Approaches That Enhance Industry Certification Examinations

We live in a culture where emerging technologies are rapidly changing our everyday lives. Mobile technologies enable us to stay connected and communicate from remote locations; digital video recorders and streaming video allow us more flexibility in viewing entertainment; social networking websites connect us with other professionals in our field. The testing and assessment community is no different. The future of the industry is dependent on cutting-edge technologies that can provide a host of benefits that will make our lives easier and improve the quality and effectiveness of our exams. While some solutions provide better indicators of candidate skills and abilities, other smart technologies curb cheating and improve the confidence the public can place on an individual's credentials. Association executives should be thinking about how to begin leveraging these and other new technologies and techniques as they will likely serve as the cornerstone of the certification industry's future. Below are just three of these exciting opportunities that are likely to transform the testing and assessment field:

  • Linear on the Fly Testing (LOFT) – This solution is a dynamic forms generation model that utilizes "Item Response Theory" statistics to produce an individually assembled exam for each candidate. LOFT generates a virtually unique testing experience for each and every exam candidate, making the memorization of significant portions of the overall item bank extremely difficult. LOFT also dynamically adjusts the item selection routine to prevent individual items from becoming over exposed and more effectively utilize all of the available items. Assembling an exam form, 'on the fly' at the beginning of the test ensures that each candidate receives a unique test experience, making "brain dump" sharing virtually impossible.
  • Item Banking – For associations that are writing and developing items for certification exams, the ability to simplify and streamline the process is a welcomed change. A smart test-item banking tool – such as Prometric's ProBuilder – provides substantial financial, administrative and time efficiencies. Web-based, test-item banking increases item writer productivity, reduces item development costs, creates more effective item pools, shortens turnaround cycles and enhances test validity. Consequentially, changing, refreshing or creating test items for existing or new exams occurs in a faster, more secure environment.
  • Performance-Based Testing – Assessing a candidate's ability to actually perform specific tasks or activities can be an important supplement to traditional knowledge-based multiple choice items. In recent years this has been accomplished through simulations of real-world activities. More recently the concept of emulation-based testing, in which candidates interact with the actual software applications used 'on the job', has generated a great deal of interest. Internet technology and server virtualization is making this emerging concept viable for today's testing programs.

How will these changes improve the stature of industry certification? Most testing programs today are built on the use of multiple choice or knowledge-based items. While effective, they are also susceptible to the behaviors of unscrupulous candidates trying to cheat their way to certification. Incorporating performance based items into tests is a good way to render brain dump sites largely ineffective, as the candidate needs to physically perform job-related tasks, thereby demonstrating practical, real world skills and abilities. As performance based tests can be pricey a prudent approach may be to supplement multiple choice items with performance-based items. This can improve the overall value of the exam while making it virtually impossible for a candidate to pass the test without a thorough understanding of the material.

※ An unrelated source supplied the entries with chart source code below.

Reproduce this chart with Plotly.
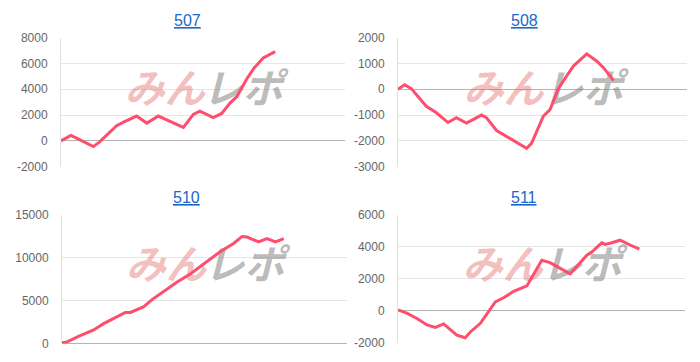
import plotly.graph_objects as go

# ---------------- data ----------------
titles = ["507", "508", "510", "511"]

x507 = [0, 1.5, 3.5, 6, 9, 11.4, 13.5, 16.1, 19.6, 22, 24, 26.6, 30.2, 34.3, 38, 43.1, 46.6, 48.9, 53.6, 56.6, 59.5, 61.9, 65.4, 68, 71.2, 73, 75.4]
y507 = [0, 200, 425, 150, -150, -450, -100, 425, 1175, 1450, 1650, 1925, 1375, 1925, 1550, 1050, 2050, 2300, 1800, 2125, 2925, 3425, 4800, 5650, 6425, 6650, 6925]

x508 = [0, 2.3, 4.6, 6.9, 9.8, 13.3, 17.3, 20.2, 23.7, 28.9, 30.6, 34.1, 41, 44.5, 46.2, 50.3, 52.6, 55.5, 58.4, 60.7, 65.3, 68.8, 71.1, 74.6]
y508 = [0, 175, 25, -290, -660, -910, -1290, -1100, -1310, -1000, -1100, -1600, -2040, -2290, -2100, -1040, -790, 25, 525, 900, 1375, 1090, 840, 340]

x510 = [0, 1.8, 5.8, 11.1, 14.6, 18.7, 22.2, 24, 28.7, 31.6, 40.4, 45, 49.7, 55.6, 60.2, 63.2, 64.9, 69, 71.9, 74.9, 77.8]
y510 = [75, 187, 820, 1570, 2310, 3060, 3620, 3620, 4290, 5110, 7160, 8100, 9220, 10710, 11640, 12460, 12390, 11830, 12200, 11830, 12200]

x511 = [0, 3.1, 6.6, 10.1, 13, 15.9, 20.5, 23.4, 25.2, 28.7, 33.9, 36.8, 40.3, 44.9, 50.1, 53, 55.9, 60, 65.8, 67.5, 71, 72.2, 74.5, 77.4, 80.9, 84.1]
y511 = [40, -160, -500, -900, -1060, -840, -1540, -1700, -1340, -800, 540, 800, 1200, 1540, 3140, 3000, 2700, 2300, 3460, 3660, 4240, 4140, 4240, 4400, 4100, 3840]

y_ranges = [[-2000, 8000], [-3000, 2000], [0, 15000], [-2000, 6000]]
y_dticks = [2000, 1000, 5000, 2000]

series = [(x507, y507), (x508, y508), (x510, y510), (x511, y511)]

# ---------------- layout geometry (pixels) ----------------
W, H = 700, 362
boxes = [  # left, right, top, bottom in px
    (61, 345, 32, 166),
    (398, 687, 32, 166),
    (62, 347, 216, 350),
    (398, 685, 216, 349),
]
title_pos = [(187, 14), (524, 14), (186, 198), (524, 198)]

LINE = "#ff4d6d"
FONT = "Liberation Sans, Arial, sans-serif"

fig = go.Figure()
layout = dict(
    width=W, height=H, margin=dict(l=0, r=0, t=0, b=0),
    paper_bgcolor="white", plot_bgcolor="white", showlegend=False,
    font=dict(family=FONT, size=12, color="#666666"),
)
annotations = []
for i, ((xs, ys), (l, r, t, b)) in enumerate(zip(series, boxes)):
    n = "" if i == 0 else str(i + 1)
    xa, ya = "x" + n, "y" + n
    lo, hi = y_ranges[i]
    tvals = list(range(lo, hi + 1, y_dticks[i]))
    ttext = [str(v) for v in tvals]
    layout["xaxis" + n] = dict(
        domain=[l / W, r / W], range=[0, 100], showgrid=False, zeroline=False,
        showticklabels=False, ticks="", showline=False, anchor=ya, fixedrange=True,
    )
    layout["yaxis" + n] = dict(
        domain=[1 - b / H, 1 - t / H], range=y_ranges[i],
        tickmode="array", tickvals=tvals, ticktext=ttext,
        showgrid=True, gridcolor="#e6e6e6", gridwidth=1,
        zeroline=True, zerolinecolor="#b4b4b4", zerolinewidth=1,
        showline=True, linecolor="#e0e0e0", linewidth=1,
        ticks="", ticklabelstandoff=10, tickfont=dict(size=12, color="#666666"),
        anchor=xa, fixedrange=True,
    )
    # watermark (behind the line)
    wy = lo + 0.575 * (hi - lo)
    fig.add_trace(go.Scatter(
        x=[36.5, 64], y=[wy, wy], mode="text", text=["みん", "レポ"],
        textfont=dict(family="Noto Sans CJK JP", size=40, weight="bold", style="italic",
                      color=["rgba(226,100,100,0.42)", "rgba(130,130,130,0.55)"]),
        textposition="middle center", hoverinfo="skip", xaxis=xa, yaxis=ya,
    ))
    fig.add_trace(go.Scatter(
        x=xs, y=ys, mode="lines", line=dict(color=LINE, width=3),
        xaxis=xa, yaxis=ya, hoverinfo="skip",
    ))
    tx, ty = title_pos[i]
    annotations.append(dict(
        x=tx / W, y=1 - ty / H, xref="paper", yref="paper", showarrow=False,
        text="<u>" + titles[i] + "</u>", font=dict(size=16, color="#1a66cc", family=FONT),
        xanchor="center", yanchor="middle",
    ))

layout["annotations"] = annotations
fig.update_layout(**layout)
fig.write_html("out.html")
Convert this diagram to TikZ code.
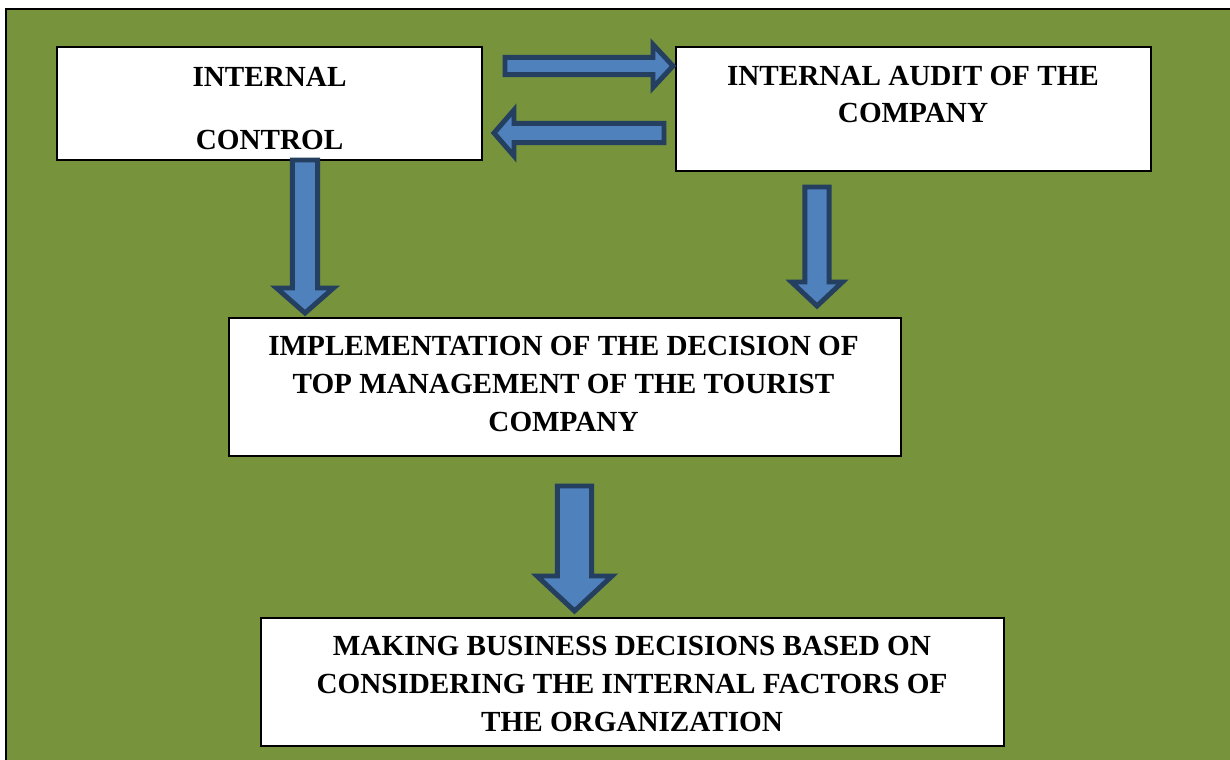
\documentclass[tikz,border=0pt]{standalone}
\usepackage{fontspec}
\setmainfont{Liberation Serif}
\usetikzlibrary{calc}

\definecolor{bggreen}{RGB}{119,147,60}
\definecolor{arrowblue}{RGB}{79,129,189}
\definecolor{arrowedge}{RGB}{36,63,96}

\tikzset{
  box/.style={draw=black, line width=0.8pt, fill=white, inner sep=0pt},
  boxtext/.style={align=center, inner sep=0pt, font=\bfseries\fontsize{16.6}{21.5}\selectfont},
  blockarrow/.style={draw=arrowedge, fill=arrowblue, line width=2.8pt, line join=miter},
}

% block arrow: start, tip, shaft half width, head half width, head length (px)
\newcommand{\blockarrow}[5]{%
  \coordinate (neck) at ($(#2)!#5*0.02cm!(#1)$);
  \draw[blockarrow] ($(#1)!#3*0.02cm!90:(#2)$) -- ($(neck)!#3*0.02cm!90:(#2)$)
    -- ($(neck)!#4*0.02cm!90:(#2)$) -- (#2)
    -- ($(neck)!#4*0.02cm!-90:(#2)$) -- ($(neck)!#3*0.02cm!-90:(#2)$)
    -- ($(#1)!#3*0.02cm!-90:(#2)$) -- cycle;
}

\begin{document}
\begin{tikzpicture}[x=0.02cm, y=-0.02cm]
\useasboundingbox (0,0) rectangle (1230,760);

% Background
\fill[bggreen] (6,9) rectangle (1230,760);
\draw[line width=1.7pt] (6,760) -- (6,9) -- (1230,9);

% Internal control
\node[box, minimum width=8.5cm, minimum height=2.26cm] (ctrl) at (269.5,103.5) {};
\node[boxtext] (ctrltext) at (269.5,108.5) {INTERNAL\\[14pt]CONTROL};

% Internal audit
\node[box, minimum width=9.5cm, minimum height=2.48cm] (audit) at (913.5,109) {};
\node[boxtext] (audittext) at (913,94.5) {INTERNAL AUDIT OF THE\\COMPANY};

% Implementation
\node[box, minimum width=13.44cm, minimum height=2.76cm] (impl) at (565,387) {};
\node[boxtext] (impltext) at (563.5,384) {IMPLEMENTATION OF THE DECISION OF\\TOP MANAGEMENT OF THE TOURIST\\COMPANY};

% Business decisions
\node[box, minimum width=14.86cm, minimum height=2.56cm] (decide) at (632.5,682) {};
\node[boxtext] (decidetext) at (632,684) {MAKING BUSINESS DECISIONS BASED ON\\CONSIDERING THE INTERNAL FACTORS OF\\THE ORGANIZATION};

% Arrows between control and audit
\coordinate (toauditA) at (505,66);
\coordinate (toauditB) at (673,66);
\blockarrow{toauditA}{toauditB}{8.6}{21.5}{20}
\coordinate (toctrlA) at (664,133);
\coordinate (toctrlB) at (494,133);
\blockarrow{toctrlA}{toctrlB}{9.6}{23}{20}

% Arrows down
\coordinate (ctrldownA) at (305,160);
\coordinate (ctrldownB) at (305,313);
\blockarrow{ctrldownA}{ctrldownB}{12.6}{28.5}{25}
\coordinate (auditdownA) at (817,187);
\coordinate (auditdownB) at (817,306);
\blockarrow{auditdownA}{auditdownB}{12.1}{25.5}{24}
\coordinate (impldownA) at (574.5,486);
\coordinate (impldownB) at (574.5,611);
\blockarrow{impldownA}{impldownB}{17.1}{37.5}{35}

\end{tikzpicture}
\end{document}
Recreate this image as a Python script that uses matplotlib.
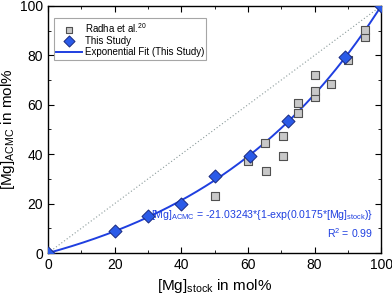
import numpy as np
import matplotlib
matplotlib.use('Agg')
import matplotlib.pyplot as plt
from matplotlib.ticker import MultipleLocator

plt.rcParams['font.family'] = ['Liberation Sans', 'DejaVu Sans']

# Radha et al. literature data
radha_x = [50, 65.5, 60, 65, 70.5, 70.5, 75, 75, 80, 80, 80, 85, 90, 95, 95]
radha_y = [23, 33.3, 37.2, 44.4, 39.4, 47.4, 56.6, 60.9, 63, 65.6, 72.1, 68.3, 78.1, 87.6, 90.3]

# This study
study_x = [0, 20, 30, 40, 50, 60.5, 72, 89, 100]
study_y = [0, 9, 15, 20, 31, 39.4, 53.3, 79.5, 100]

# exponential fit constants (as printed on the chart)
fit_a = -21.03243
fit_b = 0.0175

blue = '#1f3fe0'

fig = plt.figure(figsize=(3.92, 2.97), dpi=100)
ax = fig.add_axes([0.1224, 0.148, 0.85, 0.832])

ax.plot([0, 100], [0, 100], ls=(0, (1, 2)), color='#8a9a9a', lw=0.8, zorder=1)

xf = np.linspace(0, 100, 200)
ax.plot(xf, fit_a * (1 - np.exp(fit_b * xf)), color=blue, lw=1.4, zorder=2,
        label='Exponential Fit (This Study)')
ax.scatter(radha_x, radha_y, marker='s', s=30, facecolor='#c8c8c8', edgecolor='#505050',
           lw=0.8, zorder=3, label='Radha et al.$^{\\mathregular{20}}$')
ax.scatter(study_x, study_y, marker='D', s=44, facecolor='#2a5ae8', edgecolor='#1a2a80',
           lw=0.7, zorder=4, label='This Study')

ax.set_xlim(0, 100)
ax.set_ylim(0, 100)
ax.xaxis.set_major_locator(MultipleLocator(20))
ax.xaxis.set_minor_locator(MultipleLocator(10))
ax.yaxis.set_major_locator(MultipleLocator(20))
ax.yaxis.set_minor_locator(MultipleLocator(10))
ax.tick_params(which='both', direction='in', top=True, right=True, labelsize=10)
ax.tick_params(which='major', length=4)
ax.tick_params(which='minor', length=2.5)
for s in ax.spines.values():
    s.set_linewidth(1.0)

ax.set_xlabel('[Mg]$_{\\mathregular{stock}}$ in mol%', fontsize=11, labelpad=4)
ax.set_ylabel('[Mg]$_{\\mathregular{ACMC}}$ in mol%', fontsize=11, labelpad=2)

h, l = ax.get_legend_handles_labels()
order = [1, 2, 0]
leg = ax.legend([h[i] for i in order], [l[i] for i in order], loc='upper left',
                bbox_to_anchor=(0.018, 0.95), borderaxespad=0, fontsize=7, frameon=True,
                fancybox=False, edgecolor='#909090', handlelength=2.6, handletextpad=0.3,
                borderpad=0.25, labelspacing=0.15, markerscale=0.85)
leg.get_frame().set_linewidth(0.8)

ax.text(0.975, 0.155, '[Mg]$_{\\mathregular{ACMC}}$ = -21.03243*{1-exp(0.0175*[Mg]$_{\\mathregular{stock}}$)}',
        transform=ax.transAxes, ha='right', va='center', fontsize=7.6, color=blue)
ax.text(0.975, 0.08, 'R$^{\\mathregular{2}}$ = 0.99', transform=ax.transAxes,
        ha='right', va='center', fontsize=7.6, color=blue)

fig.savefig('out.png', dpi=100)
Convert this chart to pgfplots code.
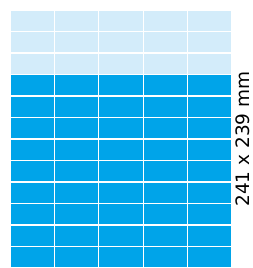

Luckily, the future of testing will increasingly incorporate different item types and more performance based elements than ever before. Smartly applying technology, such as implementing LOFT or Performance-based items, better protects candidates and test owners from cheating, guaranteeing that those individuals who pass a test did so based on a true and accurate measure of their skill and knowledge. These forms of assessment allow professionals who possess the skills – no matter how they were obtained – to prove their knowledge and earn credibility. Thanks to the new tools available in the testing industry, the future of testing is bright.